_Set exercise_
Return nothing but the lines from the one with "Generate a Python" through the one with "ax = fig.add_axes([0.1114, 0.1084, 0.8521, 0.8575])" in the data below, word for word and without pictures.

______________________________

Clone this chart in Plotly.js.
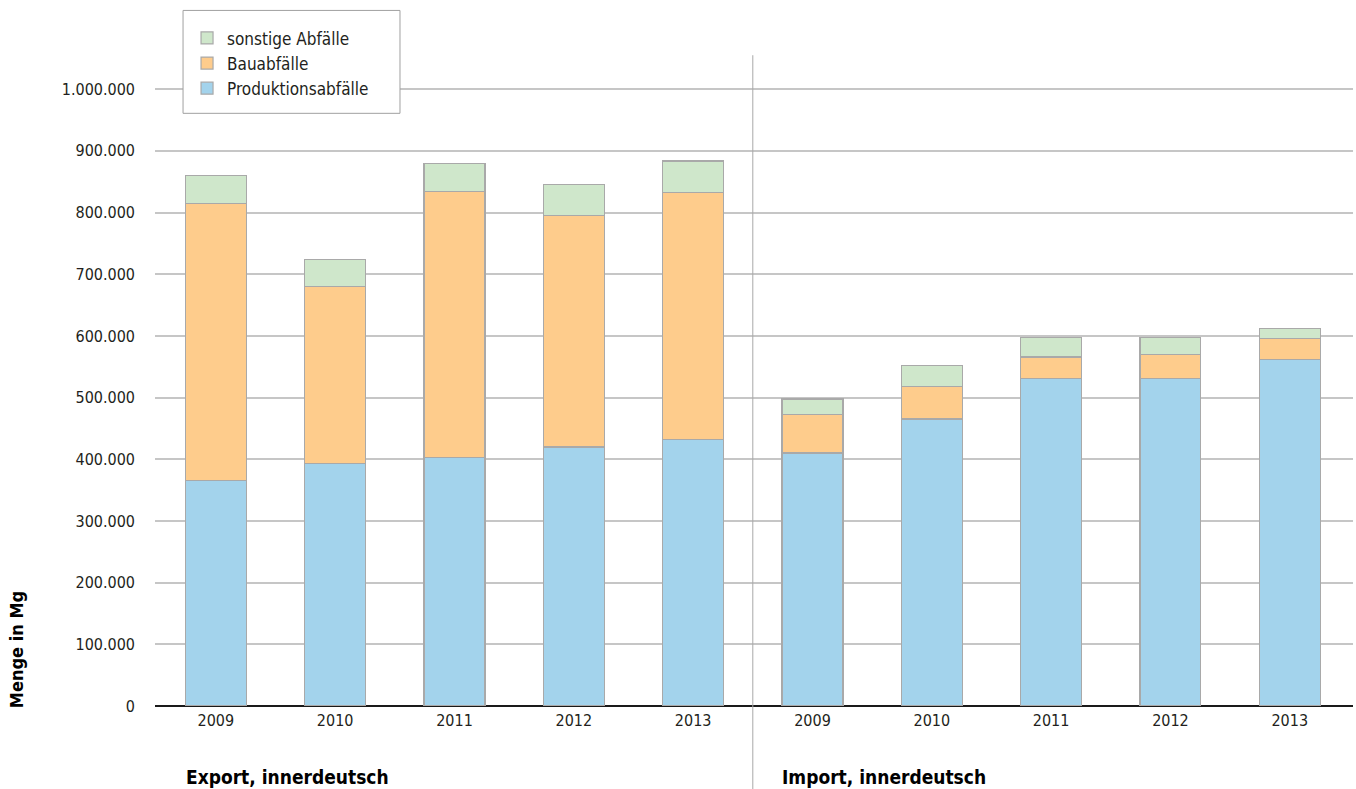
<!DOCTYPE html>
<html>
<head>
<meta charset="utf-8">
<script src="https://cdn.plot.ly/plotly-3.0.1.min.js"></script>
<style>
  html, body { margin: 0; padding: 0; background: #ffffff; }
  #chart { width: 1356px; height: 789px; }
</style>
</head>
<body>
<div id="chart"></div>
<script>
// Abfallmengen in Mg, innerdeutscher Export und Import, 2009–2013
const years = ["2009", "2010", "2011", "2012", "2013"];
const groupLabels = ["Export, innerdeutsch", "Import, innerdeutsch"];

const exportProduktion = [365000, 393500, 402600, 420000, 432400];
const exportBau        = [450000, 287100, 431900, 375600, 400000];
const exportSonstige   = [45400, 43800, 45300, 49700, 51200];

const importProduktion = [410200, 465300, 531200, 531200, 561900];
const importBau        = [62700, 52900, 34500, 39300, 34100];
const importSonstige   = [24700, 33400, 31200, 26400, 16100];

const seriesNames = ["Produktionsabfälle", "Bauabfälle", "sonstige Abfälle"];
const seriesColors = ["#a3d3ec", "#fecc8c", "#cfe7cb"];

// One slot per year in each group, export first, then import
const slots = years.concat(years).map((_, i) => i);
const tickText = years.concat(years);

const narrow = '"Liberation Sans Narrow", "Arial Narrow", "DejaVu Sans Condensed", sans-serif';
const textColor = "#231f20";

const seriesValues = [
  exportProduktion.concat(importProduktion),
  exportBau.concat(importBau),
  exportSonstige.concat(importSonstige)
];

const traces = seriesValues.map((vals, k) => ({
  type: "bar",
  name: seriesNames[k],
  x: slots,
  y: vals,
  width: 0.51,
  marker: { color: seriesColors[k], line: { color: "#a9a9a9", width: 1.2 } },
  hoverinfo: "name+y"
}));

const layout = {
  width: 1356,
  height: 789,
  margin: { l: 155, r: 3, t: 46, b: 83 },
  paper_bgcolor: "#ffffff",
  plot_bgcolor: "#ffffff",
  barmode: "stack",
  separators: ",.",
  font: { family: narrow, color: textColor, size: 16 },
  xaxis: {
    range: [-0.51, 9.53],
    tickvals: slots,
    ticktext: tickText,
    showgrid: false,
    zeroline: false,
    showline: false,
    ticks: "",
    ticklabelstandoff: 3,
    tickfont: { family: narrow, size: 16, color: textColor },
    fixedrange: true
  },
  yaxis: {
    range: [0, 1070000],
    tickvals: [0, 100000, 200000, 300000, 400000, 500000, 600000, 700000, 800000, 900000, 1000000],
    tickformat: ",d",
    showgrid: true,
    gridcolor: "#c6c6c6",
    gridwidth: 1.5,
    zeroline: true,
    zerolinecolor: "#1a1a1a",
    zerolinewidth: 1.5,
    showline: false,
    ticks: "",
    ticklabelstandoff: 19,
    tickfont: { family: narrow, size: 16, color: textColor },
    fixedrange: true
  },
  legend: {
    x: 0.0234,
    y: 1.0388,
    xanchor: "left",
    yanchor: "top",
    traceorder: "reversed",
    bgcolor: "rgba(0,0,0,0)",
    borderwidth: 0,
    indentation: 4,
    font: { family: narrow, size: 17, color: textColor }
  },
  shapes: [
    // framed white panel behind the legend entries
    {
      type: "rect",
      xref: "paper", yref: "paper",
      x0: 0.0234, x1: 0.2045,
      y0: 0.898, y1: 1.0539,
      fillcolor: "#ffffff",
      line: { color: "#a0a0a0", width: 1 },
      layer: "above"
    },
    // divider between export and import groups
    {
      type: "line",
      xref: "x", yref: "paper",
      x0: 4.5, x1: 4.5,
      y0: -0.13, y1: 0.986,
      line: { color: "#a8a8a8", width: 1 }
    }
  ],
  annotations: [
    {
      text: "<b>Menge in Mg</b>",
      textangle: -90,
      xref: "paper", yref: "paper",
      x: -0.115, y: 0.085,
      xanchor: "center", yanchor: "middle",
      showarrow: false,
      font: { family: narrow, size: 18, color: "#000000" }
    },
    {
      text: "<b>" + groupLabels[0] + "</b>",
      xref: "x", yref: "paper",
      x: -0.27, y: -0.108,
      xanchor: "left", yanchor: "middle",
      showarrow: false,
      font: { family: narrow, size: 19, color: "#000000" }
    },
    {
      text: "<b>" + groupLabels[1] + "</b>",
      xref: "x", yref: "paper",
      x: 4.73, y: -0.108,
      xanchor: "left", yanchor: "middle",
      showarrow: false,
      font: { family: narrow, size: 19, color: "#000000" }
    }
  ]
};

Plotly.newPlot("chart", traces, layout, { displayModeBar: false });
</script>
</body>
</html>
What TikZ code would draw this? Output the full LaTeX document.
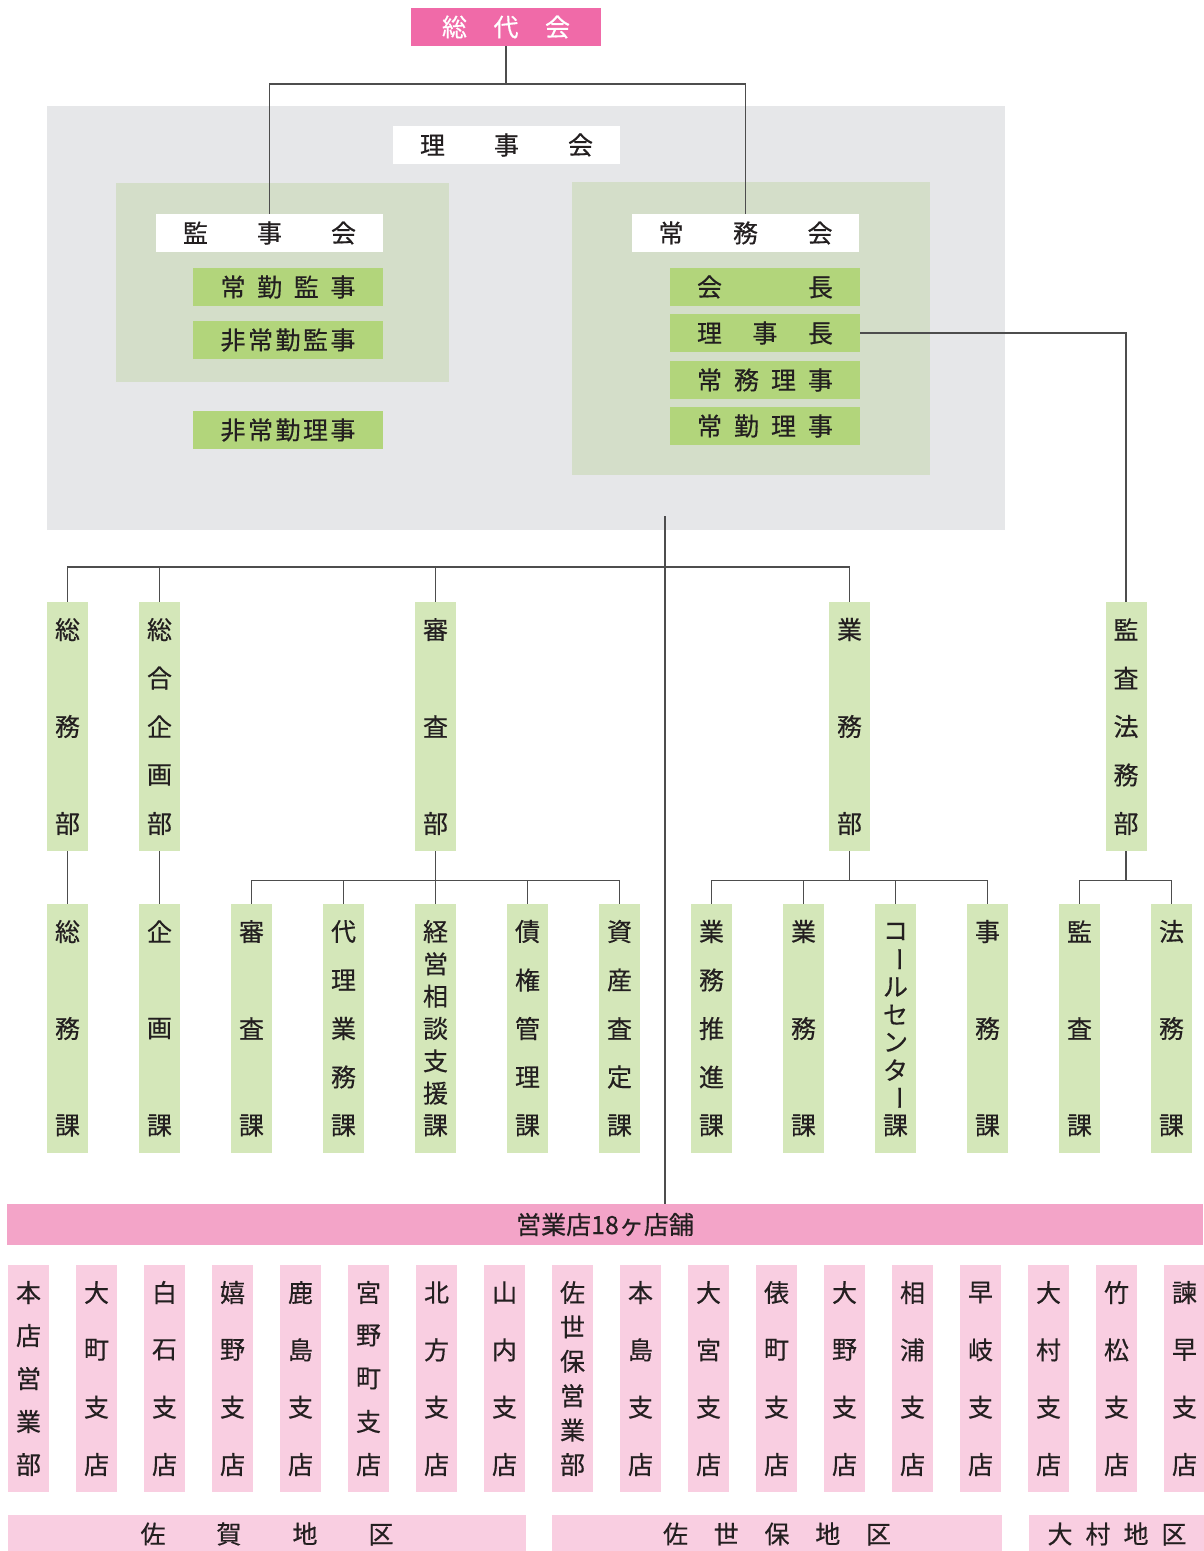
\documentclass[tikz,border=0pt]{standalone}
\usepackage{fontspec}
\setmainfont[FakeBold=0.4]{Noto Sans CJK JP}
\usepackage{graphicx}
\usetikzlibrary{positioning}

\definecolor{sodaipink}{HTML}{F06AA8}
\definecolor{panelgrey}{HTML}{E6E7E9}
\definecolor{groupgreen}{HTML}{D4DEC9}
\definecolor{boxgreen}{HTML}{B2D57B}
\definecolor{colgreen}{HTML}{D4E7B9}
\definecolor{barpink}{HTML}{F3A4C8}
\definecolor{storepink}{HTML}{F9CEE1}
\definecolor{inkdark}{HTML}{231F20}
\definecolor{linegrey}{HTML}{4D4D4D}

\makeatletter
% characters spread over a fixed width / height
\newcommand{\hspread}[2]{\hbox to #1{\let\hgap\relax\@tfor\hc:=#2\do{\hgap\let\hgap\hfill\hc}}}
\def\vloop{\@tfor\vc:=}
\newcommand{\vtxt}[2]{\vbox to #1{\offinterlineskip\let\vgap\relax
  \expandafter\vloop#2\do{\vgap\let\vgap\vfill
    \hbox to 41pt{\hss\vbox to 25pt{\vss\hbox{\vc}\vss}\hss}}}}
\makeatother
\newcommand{\choon}{\rotatebox[origin=c]{-90}{ー}}

\begin{document}
\begin{tikzpicture}[x=1pt,y=-1pt,
    every node/.style={inner sep=0pt,text=inkdark,font=\fontsize{25}{30}\selectfont},
    whitebox/.style={fill=white,minimum width=227pt,minimum height=38pt},
    greenbox/.style={fill=boxgreen,minimum width=190pt,minimum height=38pt},
    deptcol/.style={fill=colgreen,minimum width=41pt,minimum height=249pt},
    storecol/.style={fill=storepink,minimum width=41pt,minimum height=227pt},
    areabar/.style={fill=storepink,minimum height=38pt},
    link/.style={draw=linegrey,line width=1.2pt}]
  \useasboundingbox (0,0) rectangle (1203,1551);
  % panels
  \fill[panelgrey] (47,106) rectangle (1005,530);
  \fill[groupgreen] (116,183) rectangle (449,382);
  \fill[groupgreen] (572,182) rectangle (930,475);

  % board
  \node[fill=sodaipink,text=white,minimum width=190pt,minimum height=38pt] (sodai) at (506,27) {\hspread{128pt}{総代会}};
  \node[whitebox] (riji) at (506.5,145) {\hspread{173pt}{理事会}};
  \node[whitebox] (kanjikai) at (269.5,233) {\hspread{173pt}{監事会}};
  \node[greenbox] (jokinkanji) at (288,287) {\hspread{135pt}{常勤監事}};
  \node[greenbox] (hijokinkanji) at (288,340) {\hspread{135pt}{非常勤監事}};
  \node[greenbox] (hijokinriji) at (288,430) {\hspread{135pt}{非常勤理事}};
  \node[whitebox] (jomukai) at (745.5,233) {\hspread{174pt}{常務会}};
  \node[greenbox] (kaicho) at (765,287) {\hspread{136pt}{会長}};
  \node[greenbox] (rijicho) at (765,333) {\hspread{136pt}{理事長}};
  \node[greenbox] (jomuriji) at (765,380) {\hspread{136pt}{常務理事}};
  \node[greenbox] (jokinriji) at (765,426) {\hspread{136pt}{常勤理事}};

  % departments
  \foreach \n/\x/\t in {somubu/67.5/総務部,kikakubu/159.5/総合企画部,shinsabu/435.5/審査部,
      gyomubu/849.5/業務部,kansabu/1126/監査法務部}
    \node[deptcol] (\n) at (\x,726.5) {\vtxt{219pt}{\t}};
  \foreach \n/\t [count=\i from 0] in {somuka/総務課,kikakuka/企画課,shinsaka/審査課,dairika/代理業務課,
      keieika/経営相談支援課,saikenka/債権管理課,shisanka/資産査定課,suishinka/業務推進課,gyomuka/業務課,
      callka/コ\choon ルセンタ\choon 課,jimuka/事務課,kansaka/監査課,homuka/法務課}
    \node[deptcol] (\n) at ({67.5+92*\i},1028.5) {\vtxt{219pt}{\t}};

  % branches
  \node[fill=barpink,minimum width=1196pt,minimum height=41pt] (eigyo) at (605,1224.5) {営業店18ヶ店舗};
  \foreach \n/\t [count=\i from 0] in {honten/本店営業部,omachi/大町支店,shiroishi/白石支店,ureshino/嬉野支店,
      kashima/鹿島支店,miyanomachi/宮野町支店,kitagata/北方支店,yamauchi/山内支店,sasebo/佐世保営業部,
      honjima/本島支店,omiya/大宮支店,tawaramachi/俵町支店,ono/大野支店,ainoura/相浦支店,haiki/早岐支店,
      omura/大村支店,takematsu/竹松支店,isahaya/諫早支店}
    \node[storecol] (\n) at ({28.5+68*\i},1378.5) {\vtxt{197pt}{\t}};
  \node[areabar,minimum width=518pt] (sagaarea) at (267,1534) {\hspread{253pt}{佐賀地区}};
  \node[areabar,minimum width=450pt] (saseboarea) at (777,1534) {\hspread{228pt}{佐世保地区}};
  \node[areabar,minimum width=176pt] (omuraarea) at (1117,1534) {\hspread{139pt}{大村地区}};

  % connectors
  \coordinate (bus1) at (506,84);
  \draw[link] (sodai.south) -- (bus1);
  \draw[link] (kanjikai.north) |- (bus1) -| (jomukai.north);
  \draw[link] (rijicho.east) -| (kansabu.north);
  \coordinate (trunk) at (665,516);
  \draw[link] (trunk) -- (trunk |- eigyo.north);
  \coordinate (bus2) at (665,567);
  \draw[link] (somubu.north) |- (bus2) -| (gyomubu.north);
  \foreach \n in {kikakubu,shinsabu}
    \draw[link] (\n.north) -- (\n.north |- bus2);
  \draw[link] (somubu.south) -- (somuka.north);
  \draw[link] (kikakubu.south) -- (kikakuka.north);
  \foreach \c in {shinsaka,dairika,keieika,saikenka,shisanka}
    \draw[link] (shinsabu.south) -- ++(0,29) -| (\c.north);
  \foreach \c in {suishinka,gyomuka,callka,jimuka}
    \draw[link] (gyomubu.south) -- ++(0,29) -| (\c.north);
  \foreach \c in {kansaka,homuka}
    \draw[link] (kansabu.south) -- ++(0,29) -| (\c.north);
\end{tikzpicture}
\end{document}
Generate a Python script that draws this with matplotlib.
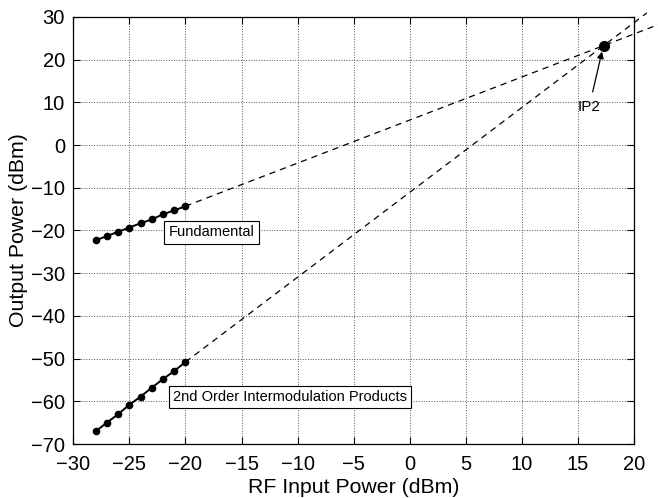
import numpy as np
import matplotlib
matplotlib.use("Agg")
import matplotlib.pyplot as plt

plt.rcParams['font.family'] = ['Liberation Sans', 'DejaVu Sans']

# ---- data ---- #
pin = [-28, -27, -26, -25, -24, -23, -22, -21, -20]
fund = [-22.3, -21.3, -20.3, -19.3, -18.3, -17.4, -16.2, -15.3, -14.3]
im2 = [-67.0, -65.0, -63.0, -60.8, -58.9, -56.8, -54.8, -52.9, -50.8]

ip2_x, ip2_y = 17.3, 23.3
fund_end_x = 22.2
im2_end_x = 21.15

# ---- extrapolated lines (through last point and IP2) ---- #
def ext(xs, ys, x_end):
    slope = (ip2_y - ys[-1]) / (ip2_x - xs[-1])
    return [xs[-1], x_end], [ys[-1], ys[-1] + slope * (x_end - xs[-1])]

fig = plt.figure(figsize=(6.58, 4.98), dpi=100)
ax = fig.add_axes([0.1114, 0.1084, 0.8521, 0.8575])

dash = (0, (5, 4))
fx, fy = ext(pin, fund, fund_end_x)
ix, iy = ext(pin, im2, im2_end_x)
ax.plot(fx, fy, color='black', lw=0.9, ls=dash, clip_on=False)
ax.plot(ix, iy, color='black', lw=0.9, ls=dash, clip_on=False)

ax.plot(pin, fund, color='black', lw=1.4, marker='o', ms=4.5)
ax.plot(pin, im2, color='black', lw=1.4, marker='o', ms=4.5)
ax.plot([ip2_x], [ip2_y], 'ko', ms=7, clip_on=False)

box = dict(boxstyle='square,pad=0.3', fc='white', ec='black', lw=0.8)
ax.text(-21.5, -20.4, 'Fundamental', fontsize=10.5, va='center', ha='left', bbox=box)
ax.text(-21.1, -59.0, '2nd Order Intermodulation Products', fontsize=10.5,
        va='center', ha='left', bbox=box)

ax.annotate('IP2', xy=(17.15, 21.9), xytext=(16.0, 8.9), fontsize=11,
            ha='center', va='center',
            arrowprops=dict(arrowstyle='-|>', color='black', lw=0.9,
                            mutation_scale=10, shrinkA=4, shrinkB=0))

ax.set_xlim(-30, 20)
ax.set_ylim(-70, 30)
ax.set_xticks(np.arange(-30, 21, 5))
ax.set_yticks(np.arange(-70, 31, 10))
ax.grid(True, ls=':', color='#555555', lw=0.7)
ax.tick_params(direction='in', top=True, right=True, length=5, labelsize=14.5)
ax.tick_params(axis='x', pad=8)
ax.tick_params(axis='y', pad=6)
for s in ax.spines.values():
    s.set_linewidth(0.9)
ax.set_xlabel('RF Input Power (dBm)', fontsize=15.3, labelpad=3)
ax.set_ylabel('Output Power (dBm)', fontsize=15.3, labelpad=2)

fig.savefig('out.png', dpi=100)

______________________________

_Answer to this problem_
Generate a Python script that draws this with matplotlib.
import numpy as np
import matplotlib
matplotlib.use("Agg")
import matplotlib.pyplot as plt

plt.rcParams['font.family'] = ['Liberation Sans', 'DejaVu Sans']

# ---- data ---- #
pin = [-28, -27, -26, -25, -24, -23, -22, -21, -20]
fund = [-22.3, -21.3, -20.3, -19.3, -18.3, -17.4, -16.2, -15.3, -14.3]
im2 = [-67.0, -65.0, -63.0, -60.8, -58.9, -56.8, -54.8, -52.9, -50.8]

ip2_x, ip2_y = 17.3, 23.3
fund_end_x = 22.2
im2_end_x = 21.15

# ---- extrapolated lines (through last point and IP2) ---- #
def ext(xs, ys, x_end):
    slope = (ip2_y - ys[-1]) / (ip2_x - xs[-1])
    return [xs[-1], x_end], [ys[-1], ys[-1] + slope * (x_end - xs[-1])]

fig = plt.figure(figsize=(6.58, 4.98), dpi=100)
ax = fig.add_axes([0.1114, 0.1084, 0.8521, 0.8575])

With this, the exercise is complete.